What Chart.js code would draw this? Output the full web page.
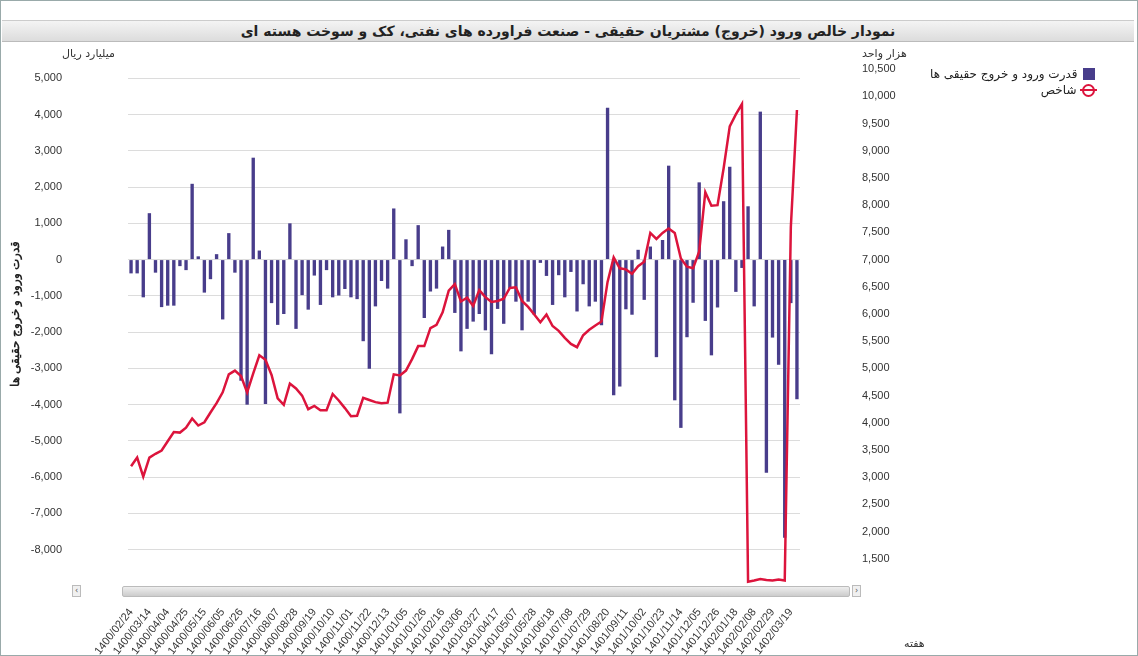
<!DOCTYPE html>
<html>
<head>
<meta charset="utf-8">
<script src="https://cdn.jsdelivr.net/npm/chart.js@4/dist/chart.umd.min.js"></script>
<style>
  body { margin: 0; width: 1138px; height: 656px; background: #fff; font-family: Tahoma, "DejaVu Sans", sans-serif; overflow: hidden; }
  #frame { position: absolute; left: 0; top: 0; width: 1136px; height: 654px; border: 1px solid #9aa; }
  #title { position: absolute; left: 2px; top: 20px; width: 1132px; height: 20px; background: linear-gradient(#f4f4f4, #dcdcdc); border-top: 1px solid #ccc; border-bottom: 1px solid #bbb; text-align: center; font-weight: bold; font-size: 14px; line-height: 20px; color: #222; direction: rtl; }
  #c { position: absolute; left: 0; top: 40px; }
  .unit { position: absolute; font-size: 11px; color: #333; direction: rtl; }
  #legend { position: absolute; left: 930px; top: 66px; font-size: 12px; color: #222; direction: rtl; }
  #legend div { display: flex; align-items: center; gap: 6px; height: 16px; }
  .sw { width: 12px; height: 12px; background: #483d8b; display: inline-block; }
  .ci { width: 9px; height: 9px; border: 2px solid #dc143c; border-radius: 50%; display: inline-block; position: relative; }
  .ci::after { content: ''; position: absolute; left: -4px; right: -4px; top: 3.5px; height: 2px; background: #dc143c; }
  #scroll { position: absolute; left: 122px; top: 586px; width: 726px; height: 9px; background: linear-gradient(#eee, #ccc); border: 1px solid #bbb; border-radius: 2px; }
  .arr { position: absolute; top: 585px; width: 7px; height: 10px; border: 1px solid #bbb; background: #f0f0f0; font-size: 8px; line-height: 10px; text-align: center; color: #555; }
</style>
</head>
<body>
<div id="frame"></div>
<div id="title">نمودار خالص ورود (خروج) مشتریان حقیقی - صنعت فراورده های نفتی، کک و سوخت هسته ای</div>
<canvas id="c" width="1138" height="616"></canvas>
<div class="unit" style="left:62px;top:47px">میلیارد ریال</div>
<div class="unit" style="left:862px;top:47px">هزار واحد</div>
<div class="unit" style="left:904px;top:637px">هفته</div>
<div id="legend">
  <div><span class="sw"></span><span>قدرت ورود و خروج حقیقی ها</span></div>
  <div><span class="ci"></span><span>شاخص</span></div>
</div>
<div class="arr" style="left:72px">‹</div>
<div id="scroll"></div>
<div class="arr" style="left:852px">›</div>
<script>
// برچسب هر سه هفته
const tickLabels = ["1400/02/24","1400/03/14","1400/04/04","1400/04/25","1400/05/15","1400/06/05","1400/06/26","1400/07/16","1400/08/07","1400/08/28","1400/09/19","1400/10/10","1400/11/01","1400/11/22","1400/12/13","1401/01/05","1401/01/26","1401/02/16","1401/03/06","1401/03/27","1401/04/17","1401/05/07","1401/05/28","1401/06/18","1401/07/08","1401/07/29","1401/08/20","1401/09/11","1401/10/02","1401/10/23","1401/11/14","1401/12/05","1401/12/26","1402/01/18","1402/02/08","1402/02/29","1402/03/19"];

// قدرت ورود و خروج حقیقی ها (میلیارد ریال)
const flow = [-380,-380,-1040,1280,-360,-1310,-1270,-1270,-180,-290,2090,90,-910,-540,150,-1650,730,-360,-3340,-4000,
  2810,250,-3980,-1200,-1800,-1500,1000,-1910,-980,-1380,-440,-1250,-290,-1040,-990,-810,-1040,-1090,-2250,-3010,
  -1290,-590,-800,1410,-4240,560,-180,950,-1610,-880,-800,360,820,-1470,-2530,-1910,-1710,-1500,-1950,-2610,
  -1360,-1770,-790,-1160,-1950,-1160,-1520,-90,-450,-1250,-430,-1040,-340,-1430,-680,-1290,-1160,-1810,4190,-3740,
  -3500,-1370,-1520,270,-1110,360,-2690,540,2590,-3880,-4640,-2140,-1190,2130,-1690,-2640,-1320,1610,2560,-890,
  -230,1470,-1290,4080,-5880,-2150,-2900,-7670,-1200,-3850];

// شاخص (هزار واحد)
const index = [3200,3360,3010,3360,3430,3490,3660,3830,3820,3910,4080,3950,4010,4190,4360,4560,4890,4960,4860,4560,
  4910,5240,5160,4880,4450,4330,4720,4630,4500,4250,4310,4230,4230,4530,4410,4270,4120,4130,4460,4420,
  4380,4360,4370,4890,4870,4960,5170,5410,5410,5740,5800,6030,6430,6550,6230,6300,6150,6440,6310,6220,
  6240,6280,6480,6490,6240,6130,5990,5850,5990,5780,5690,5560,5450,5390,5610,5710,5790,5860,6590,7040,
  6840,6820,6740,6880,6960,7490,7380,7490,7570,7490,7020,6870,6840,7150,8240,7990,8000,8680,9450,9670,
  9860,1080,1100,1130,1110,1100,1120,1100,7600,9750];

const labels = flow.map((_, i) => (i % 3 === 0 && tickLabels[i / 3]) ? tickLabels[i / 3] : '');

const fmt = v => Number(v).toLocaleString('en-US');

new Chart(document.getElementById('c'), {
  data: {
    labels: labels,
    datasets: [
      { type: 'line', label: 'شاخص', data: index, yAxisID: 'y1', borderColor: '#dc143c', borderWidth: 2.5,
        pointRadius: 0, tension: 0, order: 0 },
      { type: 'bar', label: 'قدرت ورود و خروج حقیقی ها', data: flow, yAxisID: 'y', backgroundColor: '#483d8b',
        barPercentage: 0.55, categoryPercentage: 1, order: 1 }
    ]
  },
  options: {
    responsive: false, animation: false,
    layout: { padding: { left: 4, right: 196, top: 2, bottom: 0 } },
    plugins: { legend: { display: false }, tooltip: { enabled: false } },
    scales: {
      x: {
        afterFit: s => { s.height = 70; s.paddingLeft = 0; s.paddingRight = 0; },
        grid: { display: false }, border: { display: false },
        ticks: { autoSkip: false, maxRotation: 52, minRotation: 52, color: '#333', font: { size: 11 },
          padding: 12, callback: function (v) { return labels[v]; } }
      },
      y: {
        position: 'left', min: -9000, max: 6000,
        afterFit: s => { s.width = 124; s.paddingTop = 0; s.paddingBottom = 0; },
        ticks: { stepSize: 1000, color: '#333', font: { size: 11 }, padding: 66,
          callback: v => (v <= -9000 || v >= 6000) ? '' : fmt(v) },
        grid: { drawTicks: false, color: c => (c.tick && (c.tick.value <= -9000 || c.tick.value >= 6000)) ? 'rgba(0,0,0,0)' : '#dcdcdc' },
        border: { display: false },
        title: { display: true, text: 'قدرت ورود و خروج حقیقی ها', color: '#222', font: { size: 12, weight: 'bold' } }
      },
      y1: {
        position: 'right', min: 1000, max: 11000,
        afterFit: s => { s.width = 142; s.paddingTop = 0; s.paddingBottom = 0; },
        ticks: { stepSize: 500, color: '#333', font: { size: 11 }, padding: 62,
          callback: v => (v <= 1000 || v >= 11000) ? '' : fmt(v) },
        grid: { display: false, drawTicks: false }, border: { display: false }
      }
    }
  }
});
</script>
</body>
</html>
#####
Transcribe all of the material exactly, leaving out whatever pictures it contains.

What Chart.js code would draw this? Output the full web page.
<!DOCTYPE html>
<html>
<head>
<meta charset="utf-8">
<script src="https://cdn.jsdelivr.net/npm/chart.js@4/dist/chart.umd.min.js"></script>
<style>
  body { margin: 0; width: 1138px; height: 656px; background: #fff; font-family: Tahoma, "DejaVu Sans", sans-serif; overflow: hidden; }
  #frame { position: absolute; left: 0; top: 0; width: 1136px; height: 654px; border: 1px solid #9aa; }
  #title { position: absolute; left: 2px; top: 20px; width: 1132px; height: 20px; background: linear-gradient(#f4f4f4, #dcdcdc); border-top: 1px solid #ccc; border-bottom: 1px solid #bbb; text-align: center; font-weight: bold; font-size: 14px; line-height: 20px; color: #222; direction: rtl; }
  #c { position: absolute; left: 0; top: 40px; }
  .unit { position: absolute; font-size: 11px; color: #333; direction: rtl; }
  #legend { position: absolute; left: 930px; top: 66px; font-size: 12px; color: #222; direction: rtl; }
  #legend div { display: flex; align-items: center; gap: 6px; height: 16px; }
  .sw { width: 12px; height: 12px; background: #483d8b; display: inline-block; }
  .ci { width: 9px; height: 9px; border: 2px solid #dc143c; border-radius: 50%; display: inline-block; position: relative; }
  .ci::after { content: ''; position: absolute; left: -4px; right: -4px; top: 3.5px; height: 2px; background: #dc143c; }
  #scroll { position: absolute; left: 122px; top: 586px; width: 726px; height: 9px; background: linear-gradient(#eee, #ccc); border: 1px solid #bbb; border-radius: 2px; }
  .arr { position: absolute; top: 585px; width: 7px; height: 10px; border: 1px solid #bbb; background: #f0f0f0; font-size: 8px; line-height: 10px; text-align: center; color: #555; }
</style>
</head>
<body>
<div id="frame"></div>
<div id="title">نمودار خالص ورود (خروج) مشتریان حقیقی - صنعت فراورده های نفتی، کک و سوخت هسته ای</div>
<canvas id="c" width="1138" height="616"></canvas>
<div class="unit" style="left:62px;top:47px">میلیارد ریال</div>
<div class="unit" style="left:862px;top:47px">هزار واحد</div>
<div class="unit" style="left:904px;top:637px">هفته</div>
<div id="legend">
  <div><span class="sw"></span><span>قدرت ورود و خروج حقیقی ها</span></div>
  <div><span class="ci"></span><span>شاخص</span></div>
</div>
<div class="arr" style="left:72px">‹</div>
<div id="scroll"></div>
<div class="arr" style="left:852px">›</div>
<script>
// برچسب هر سه هفته
const tickLabels = ["1400/02/24","1400/03/14","1400/04/04","1400/04/25","1400/05/15","1400/06/05","1400/06/26","1400/07/16","1400/08/07","1400/08/28","1400/09/19","1400/10/10","1400/11/01","1400/11/22","1400/12/13","1401/01/05","1401/01/26","1401/02/16","1401/03/06","1401/03/27","1401/04/17","1401/05/07","1401/05/28","1401/06/18","1401/07/08","1401/07/29","1401/08/20","1401/09/11","1401/10/02","1401/10/23","1401/11/14","1401/12/05","1401/12/26","1402/01/18","1402/02/08","1402/02/29","1402/03/19"];

// قدرت ورود و خروج حقیقی ها (میلیارد ریال)
const flow = [-380,-380,-1040,1280,-360,-1310,-1270,-1270,-180,-290,2090,90,-910,-540,150,-1650,730,-360,-3340,-4000,
  2810,250,-3980,-1200,-1800,-1500,1000,-1910,-980,-1380,-440,-1250,-290,-1040,-990,-810,-1040,-1090,-2250,-3010,
  -1290,-590,-800,1410,-4240,560,-180,950,-1610,-880,-800,360,820,-1470,-2530,-1910,-1710,-1500,-1950,-2610,
  -1360,-1770,-790,-1160,-1950,-1160,-1520,-90,-450,-1250,-430,-1040,-340,-1430,-680,-1290,-1160,-1810,4190,-3740,
  -3500,-1370,-1520,270,-1110,360,-2690,540,2590,-3880,-4640,-2140,-1190,2130,-1690,-2640,-1320,1610,2560,-890,
  -230,1470,-1290,4080,-5880,-2150,-2900,-7670,-1200,-3850];

// شاخص (هزار واحد)
const index = [3200,3360,3010,3360,3430,3490,3660,3830,3820,3910,4080,3950,4010,4190,4360,4560,4890,4960,4860,4560,
  4910,5240,5160,4880,4450,4330,4720,4630,4500,4250,4310,4230,4230,4530,4410,4270,4120,4130,4460,4420,
  4380,4360,4370,4890,4870,4960,5170,5410,5410,5740,5800,6030,6430,6550,6230,6300,6150,6440,6310,6220,
  6240,6280,6480,6490,6240,6130,5990,5850,5990,5780,5690,5560,5450,5390,5610,5710,5790,5860,6590,7040,
  6840,6820,6740,6880,6960,7490,7380,7490,7570,7490,7020,6870,6840,7150,8240,7990,8000,8680,9450,9670,
  9860,1080,1100,1130,1110,1100,1120,1100,7600,9750];

const labels = flow.map((_, i) => (i % 3 === 0 && tickLabels[i / 3]) ? tickLabels[i / 3] : '');

const fmt = v => Number(v).toLocaleString('en-US');

new Chart(document.getElementById('c'), {
  data: {
    labels: labels,
    datasets: [
      { type: 'line', label: 'شاخص', data: index, yAxisID: 'y1', borderColor: '#dc143c', borderWidth: 2.5,
        pointRadius: 0, tension: 0, order: 0 },
      { type: 'bar', label: 'قدرت ورود و خروج حقیقی ها', data: flow, yAxisID: 'y', backgroundColor: '#483d8b',
        barPercentage: 0.55, categoryPercentage: 1, order: 1 }
    ]
  },
  options: {
    responsive: false, animation: false,
    layout: { padding: { left: 4, right: 196, top: 2, bottom: 0 } },
    plugins: { legend: { display: false }, tooltip: { enabled: false } },
    scales: {
      x: {
        afterFit: s => { s.height = 70; s.paddingLeft = 0; s.paddingRight = 0; },
        grid: { display: false }, border: { display: false },
        ticks: { autoSkip: false, maxRotation: 52, minRotation: 52, color: '#333', font: { size: 11 },
          padding: 12, callback: function (v) { return labels[v]; } }
      },
      y: {
        position: 'left', min: -9000, max: 6000,
        afterFit: s => { s.width = 124; s.paddingTop = 0; s.paddingBottom = 0; },
        ticks: { stepSize: 1000, color: '#333', font: { size: 11 }, padding: 66,
          callback: v => (v <= -9000 || v >= 6000) ? '' : fmt(v) },
        grid: { drawTicks: false, color: c => (c.tick && (c.tick.value <= -9000 || c.tick.value >= 6000)) ? 'rgba(0,0,0,0)' : '#dcdcdc' },
        border: { display: false },
        title: { display: true, text: 'قدرت ورود و خروج حقیقی ها', color: '#222', font: { size: 12, weight: 'bold' } }
      },
      y1: {
        position: 'right', min: 1000, max: 11000,
        afterFit: s => { s.width = 142; s.paddingTop = 0; s.paddingBottom = 0; },
        ticks: { stepSize: 500, color: '#333', font: { size: 11 }, padding: 62,
          callback: v => (v <= 1000 || v >= 11000) ? '' : fmt(v) },
        grid: { display: false, drawTicks: false }, border: { display: false }
      }
    }
  }
});
</script>
</body>
</html>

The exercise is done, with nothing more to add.